Havalar tam ısınmamışken; ben yazın geldiğine karar vererek sezonu açtım. Oğlum ve kızımla denize girdim.Yüzüp yüzemeyeceğim konusunda merak ve endişelerim vardı.Geçen sene yaptığım denemelerde bir iki kulaç atabildiysem de genellikle yüzememiştim. Büyük bir şaşkınlık ve hayretle bu sene yüzebildiğimi gördüm. Yüzdüm yüzdüm yüzdüm. Hem şaşırdım, hem de çok sevindim.Geçen seneden bu yana ne değişmiş olabilirdi ki?
Geçen seneden bu yana değişen tek şey içtiğim ilaçlara ilave edilen yeni bir ilaçtı. Yani doktorumdu. Her zaman minnetle şükranla ve sevgiyle andığım doktorum. Hastalıkla ilk karşılaştığım zamanlardaki hezeyanlarımı, korkularımı anlayışla karşılayan, tüm sorularımı cevaplayan, hastalığı bana korkutmadan anlatan, internete bakmamamı neyi merak ediyorsam kendisine sorarak öğrenmemi isteyen kıymetli doktorum. Doktorumu sevdim, güvendim. Verdiği ilaçları düzenli olarak içiyorum. Parkinson enteresan bulgular verip nörolog dışı doktorları bile tanı koyarken yanıltabiliyor. Ben ses kısıklığım için doktor istemiyle kalp tetkiğinden bile geçtim.Ya ben burnumun koku almadığını söylemedim yada doktor sormadı öyle ya!
Ne alakası var? Değil mi?
Varmış.
Arazlar arasında başka şeyler de var.Vücudun karıncalanıyor gibi olması; uzun süreli depresyon, maske surat diye tanımlanan yüz görünümü(yüzün donuk ifadeyle bakması), yutma zorluğu, el titremesi, hareketlerde yavaşlama. Bu arazların bazen bir ikisi bir araya geliyor bazen de tek arazdan ibaret olabiliyor. Anca nörologlar bir iki arazı sorarak veya hastanın söylemesi ile bir araya getirip tanı koyuyorlar. Her hastalıkta olduğu gibi bu hastalıkta da doktor takibi gerekiyor. Hem de geç kalmadan.

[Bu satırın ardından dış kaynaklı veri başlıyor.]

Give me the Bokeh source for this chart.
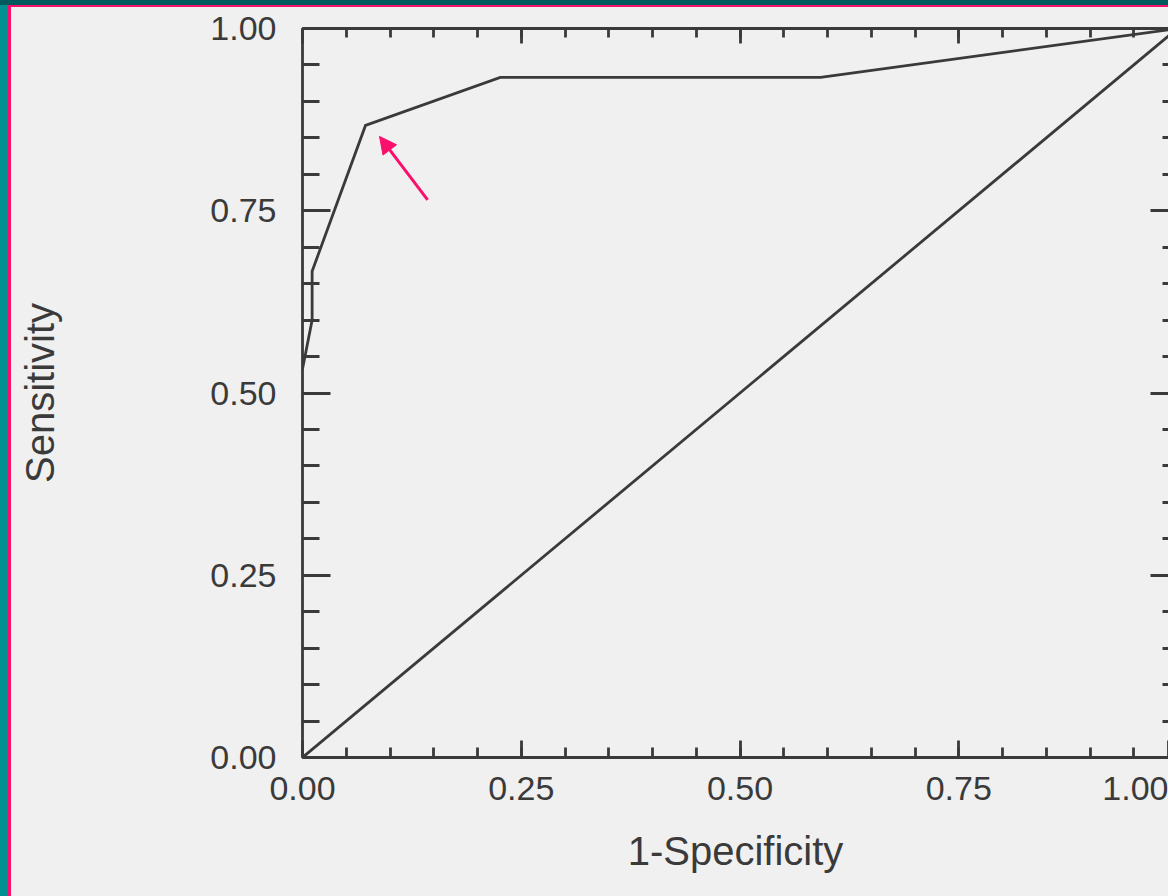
from bokeh.plotting import figure
from bokeh.models import (Range1d, LinearAxis, SingleIntervalTicker, FixedTicker,
                          NumeralTickFormatter, Arrow, NormalHead)
from bokeh.embed import file_html
from bokeh.resources import INLINE

# ---- data ----
fpr = [0.0, 0.011, 0.011, 0.072, 0.226, 0.592, 1.0]          # 1-Specificity
tpr = [0.533, 0.600, 0.667, 0.867, 0.933, 0.933, 1.0]        # Sensitivity
chance_x = [0.0, 1.0]
chance_y = [0.0, 1.0]
tick_values = [0.0, 0.25, 0.5, 0.75, 1.0]
tick_labels = ["0.00", "0.25", "0.50", "0.75", "1.00"]
x_title = "1-Specificity"
y_title = "Sensitivity"
marked_index = 3   # cut-off point marked by the arrow

# ---- style ----
INK = "#3a3a3a"
PAPER = "#f0f0f0"
PINK = "#fa0f6c"
TEAL_TOP = "#005a5e"
TEAL_SIDE = "#00908f"
FONT = "Liberation Sans"
TICK_FS = "34px"
TITLE_FS = "40px"
LW = 2.8

# the reference picture is cropped just before x = 1.00
X_END = 0.9897

p = figure(width=1168, height=896,
           x_range=Range1d(0, X_END), y_range=Range1d(0, 1),
           output_backend="svg", toolbar_location=None,
           min_border_left=302, min_border_right=0,
           min_border_top=28, min_border_bottom=139,
           background_fill_color=PAPER, border_fill_color=None,
           outline_line_color=None)
p.grid.visible = False
p.styles = {
    "background-color": PAPER,
    "box-shadow": (f"inset 0 5px 0 0 {TEAL_TOP}, inset 8px 0 0 0 {TEAL_SIDE}, "
                   f"inset 11px 7px 0 0 {PINK}"),
}

ticker = SingleIntervalTicker(interval=0.25, num_minor_ticks=5)
minor = [round(i * 0.05, 2) for i in range(21)]
# bottom axis: the cropped "1.00" label is shown at the crop edge
x_ticker = FixedTicker(ticks=tick_values[:-1] + [X_END], minor_ticks=minor)

def style_axis(ax, tick_major, tick_minor, labels=True, tk=ticker):
    ax.ticker = tk
    ax.axis_line_color = INK
    ax.axis_line_width = LW
    ax.major_tick_line_color = INK
    ax.minor_tick_line_color = INK
    ax.major_tick_line_width = LW
    ax.minor_tick_line_width = LW
    ax.major_tick_in = tick_major
    ax.major_tick_out = 0
    ax.minor_tick_in = tick_minor
    ax.minor_tick_out = 0
    if labels:
        ax.formatter = NumeralTickFormatter(format="0.00")
        ax.major_label_text_font = FONT
        ax.major_label_text_font_size = TICK_FS
        ax.major_label_text_color = INK
        ax.axis_label_text_font = FONT
        ax.axis_label_text_font_size = TITLE_FS
        ax.axis_label_text_font_style = "normal"
        ax.axis_label_text_color = INK
    else:
        ax.major_label_text_color = None
        ax.major_label_text_font_size = "1px"
        ax.major_label_standoff = 0

xa = p.xaxis[0]
style_axis(xa, 17, 10, tk=x_ticker)
xa.major_label_overrides = {X_END: tick_labels[-1]}
xa.axis_label = x_title
xa.major_label_standoff = 19
xa.axis_label_standoff = 26

ya = p.yaxis[0]
style_axis(ya, 28, 17)
ya.axis_label = y_title
ya.major_label_standoff = 26
ya.axis_label_standoff = 145

top = LinearAxis()
style_axis(top, 15, 9, labels=False)
p.add_layout(top, "above")

right = LinearAxis()
style_axis(right, 18, 6, labels=False)
right.axis_line_color = None
p.add_layout(right, "right")

# diagonal reference line and ROC curve
p.line(chance_x, chance_y, line_color=INK, line_width=LW)
p.line(fpr, tpr, line_color=INK, line_width=LW, line_join="miter")

# arrow pointing to the chosen cut-off
mx, my = fpr[marked_index], tpr[marked_index]
p.add_layout(Arrow(x_start=mx + 0.071, y_start=my - 0.102,
                   x_end=mx + 0.016, y_end=my - 0.015,
                   line_color=PINK, line_width=3,
                   end=NormalHead(size=17, fill_color=PINK, line_color=PINK)))

open("out.html", "w").write(file_html(p, INLINE))
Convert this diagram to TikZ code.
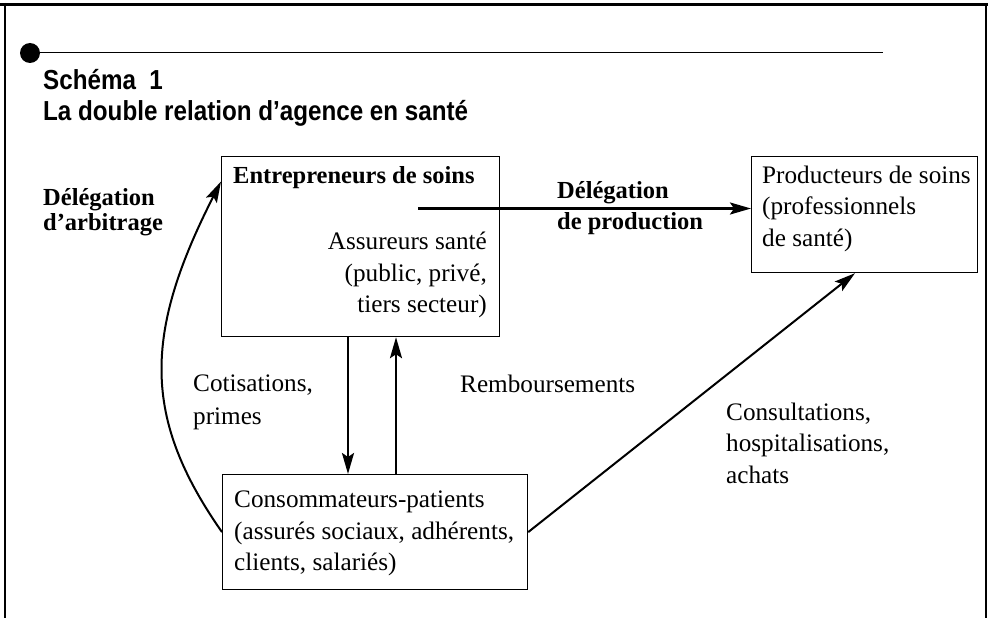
\documentclass[tikz,border=0pt]{standalone}
\usepackage{fontspec}
\setmainfont{Liberation Serif}
\newfontfamily\titlefont[FakeStretch=0.88]{Liberation Sans}
\usetikzlibrary{calc,positioning,arrows.meta}

\begin{document}
\begin{tikzpicture}[x=1pt, y=1pt,
  box/.style={draw, line width=1.2pt, inner sep=0pt, anchor=north west},
  txt/.style={font=\fontsize{25.2}{31.5}\selectfont, inner sep=0pt},
  bold/.style={font=\fontsize{24.5}{31.5}\selectfont\bfseries, inner sep=0pt},
  title/.style={font=\fontsize{27.5}{30}\selectfont\titlefont\bfseries, inner sep=0pt, anchor=base west},
  conn/.style={line width=2.4pt, -{Stealth[length=21pt, width=12pt, inset=4pt]}}]
\useasboundingbox (0,0) rectangle (988,-618);
% cadre
\draw[line width=3pt] (0,-4.5) -- (988,-4.5);
\draw[line width=2pt] (5,-3) -- (5,-618);
\draw[line width=2pt] (986,-3) -- (986,-618);
% titre
\node[circle, fill, minimum size=20pt, inner sep=0pt] (dot) at (30,-53) {};
\coordinate (ruleend) at (883,-52.5);
\draw[line width=1.5pt] (dot.center |- ruleend) -- (ruleend);
\node[title] (schema) at (43,-89) {Schéma\ \ 1};
\node[title] (titre) at (43,-120) {La double relation d’agence en santé};
% boites
\node[box, minimum width=278pt, minimum height=180pt] (ent) at (221,-156) {};
\node[box, minimum width=226pt, minimum height=116pt] (prod) at (751,-156) {};
\node[box, minimum width=305pt, minimum height=115pt] (cons) at (222,-474) {};
\node[bold, anchor=base west] (entT) at (233,-183) {Entrepreneurs de soins};
\node[txt, align=right, anchor=north east] (assT) at (487,-231.8) {Assureurs santé\\(public, privé,\\tiers secteur)};
\node[txt, align=left, anchor=north west] (prodT) at (762,-165.8) {Producteurs de soins\\(professionnels\\de santé)};
\node[txt, align=left, anchor=north west] (consT) at (234,-490.8) {Consommateurs-patients\\(assurés sociaux, adhérents,\\clients, salariés)};
% etiquettes
\node[bold, font=\fontsize{24.5}{25.5}\selectfont\bfseries, align=left, anchor=north west] (delarb) at (43,-187.8) {Délégation\\d’arbitrage};
\node[bold, align=left, anchor=north west] (delprod) at (557,-181) {Délégation\\de production};
\node[txt, font=\fontsize{25.2}{33}\selectfont, align=left, anchor=north west] (cotis) at (193,-374.5) {Cotisations,\\primes};
\node[txt, anchor=base west] (remb) at (460,-392) {Remboursements};
\node[txt, align=left, anchor=north west] (consult) at (726,-402.8) {Consultations,\\hospitalisations,\\achats};
% fleches
\coordinate (dpstart) at (418,-208.5);
\coordinate (cotisx) at (348,0);
\coordinate (rembx) at (396,0);
\coordinate (consx) at (855,0);
\draw[conn] (dpstart) -- (dpstart -| prod.west);
\draw[conn] (ent.south -| cotisx) -- (cons.north -| cotisx);
\draw[conn] (cons.north -| rembx) -- (ent.south -| rembx);
\draw[conn, line width=2pt] (cons.east) -- (prod.south -| consx);
\draw[conn, line width=2pt] (cons.west) .. controls +(125:140) and +(243:170) .. (ent.155);
\end{tikzpicture}
\end{document}
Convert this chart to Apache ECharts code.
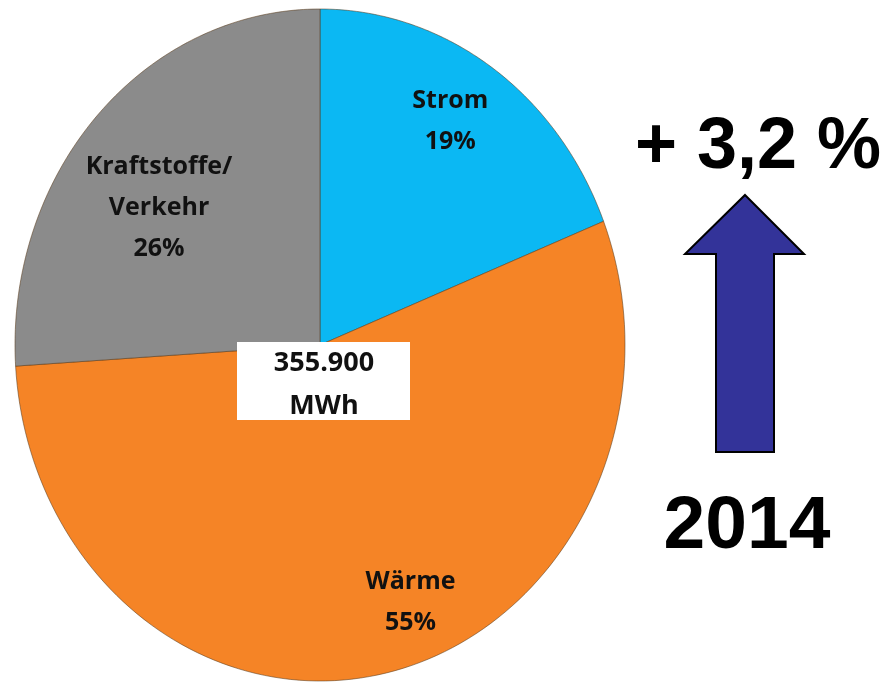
<!DOCTYPE html>
<html>
<head>
<meta charset="utf-8">
<script src="https://cdn.jsdelivr.net/npm/echarts@6/dist/echarts.min.js"></script>
<style>
  html, body { margin: 0; padding: 0; background: #ffffff; }
  #chart { width: 889px; height: 688px; }
</style>
</head>
<body>
<div id="chart"></div>
<script>
// Anteile Endenergie 2014
var categories = ['Strom', 'Wärme', 'Kraftstoffe/\nVerkehr']
var shares = [19, 55, 26]
var sliceColors = ['#0bb8f3', '#f58426', '#8b8b8b']
var totalText = ['355.900', 'MWh']
var changeText = '+ 3,2 %'
var yearText = '2014'

// label nudges (px) per slice, like the original slide
var labelNudge = [[0, -12], [40, 8], [8, 38]]

var chart = echarts.init(document.getElementById('chart'))

// start / end fraction of each slice, clockwise from 12 o'clock
var sum = shares.reduce(function (a, b) { return a + b }, 0)
var acc = 0
var sliceData = shares.map(function (v, i) {
  var s = acc / sum
  acc += v
  return { value: [s, acc / sum, i], name: categories[i] }
})

function toAngle(frac) {
  return Math.PI / 2 - frac * Math.PI * 2
}

var option = {
  animation: false,
  grid: { left: 15, top: 9, width: 610, height: 672 },
  xAxis: { type: 'value', min: -1, max: 1, show: false },
  yAxis: { type: 'value', min: -1, max: 1, show: false },
  series: [
    {
      type: 'custom',
      coordinateSystem: 'cartesian2d',
      data: sliceData,
      renderItem: function (params, api) {
        var s = api.value(0)
        var e = api.value(1)
        var idx = api.value(2)
        var pts = [api.coord([0, 0])]
        var steps = 120
        for (var k = 0; k <= steps; k++) {
          var a = toAngle(s + (e - s) * k / steps)
          pts.push(api.coord([Math.cos(a), Math.sin(a)]))
        }
        var mid = toAngle((s + e) / 2)
        var lp = api.coord([0.76 * Math.cos(mid), 0.76 * Math.sin(mid)])
        var pct = Math.round(shares[idx] / sum * 100) + '%'
        return {
          type: 'group',
          children: [
            {
              type: 'polygon',
              shape: { points: pts },
              style: {
                fill: sliceColors[idx],
                stroke: 'rgba(90,60,30,0.55)',
                lineWidth: 1
              }
            },
            {
              type: 'text',
              x: lp[0] + labelNudge[idx][0],
              y: lp[1] + labelNudge[idx][1],
              style: {
                text: categories[idx] + '\n' + pct,
                fill: '#111111',
                font: 'bold 25px "Open Sans", sans-serif',
                lineHeight: 41,
                align: 'center',
                verticalAlign: 'middle'
              }
            }
          ]
        }
      }
    }
  ],
  graphic: [
    {
      type: 'rect',
      z: 100,
      shape: { x: 237, y: 342, width: 173, height: 78 },
      style: { fill: '#ffffff' }
    },
    {
      type: 'text',
      z: 101,
      x: 324, y: 385,
      style: {
        text: totalText.join('\n'),
        fill: '#111111',
        font: 'bold 27px "Open Sans", sans-serif',
        lineHeight: 43,
        align: 'center',
        verticalAlign: 'middle'
      }
    },
    {
      type: 'polygon',
      z: 100,
      shape: {
        points: [[745, 195], [804, 254], [774, 254], [774, 452], [716, 452], [716, 254], [685, 254]]
      },
      style: { fill: '#333399', stroke: '#000000', lineWidth: 2 }
    },
    {
      type: 'text',
      z: 100,
      x: 758, y: 148,
      style: {
        text: changeText,
        fill: '#000000',
        font: 'bold 72px "Liberation Sans", Arial, sans-serif',
        align: 'center',
        verticalAlign: 'middle'
      }
    },
    {
      type: 'text',
      z: 100,
      x: 747, y: 527,
      style: {
        text: yearText,
        fill: '#000000',
        font: 'bold 75px "Liberation Sans", Arial, sans-serif',
        align: 'center',
        verticalAlign: 'middle'
      }
    }
  ]
}

chart.setOption(option)
</script>
</body>
</html>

Tedavi olmak hastalığı tümüyle geçirmek anlamına gelmiyor. Bu henüz mümkün değilmiş, ama bilim adamları araştırmalarına devam ediyorlarmış. Tedavi olmak ve hastalığın ilerlemesini yavaşlatmak için doktor ve terapist koordinasyonu gerekiyor; Çünkü bu hastalık sadece el titremesinden ibaret değil. Evet, ben hastayım ama; doktorumun doğru adres olduğunu biliyorum. Emin ellerdeyim.
Hep terapist terapist diye bahsettim.Bu hastalıkta terapiste neden ihtiyaç var diye düşünebilirsiniz. Bay P. sinsi sinsi ilerliyor. Çaldığı her kapıdan geri dönüyor. İçeri giremiyor. Bunu da değişik savunma stratejileri ile terapist sağlıyor. Ben ses kısıklığım için terapiste başladım. Meğer dikkat, yazı, muhakeme, hafıza, denge, ince el becerileri gibi yetilerim de etkileniyormuş. Ben Parkinson’un bütün ataklarını ve saldırılarını terapistimin savunma stratejileri, taktikleri ile ve doktorumun ilaçlarıyla karşılıyorum.
Rehberlerim (Doktorum+Terapistim) harika. Anlatan, bilgilendiren, ilaçlarla destekleyen doktorum, eğlendirerek, oyunlar oynatarak öğreten terapistim var. Böylece ben de korkularımı yendim. Moralim iyi ve güçlüyüm!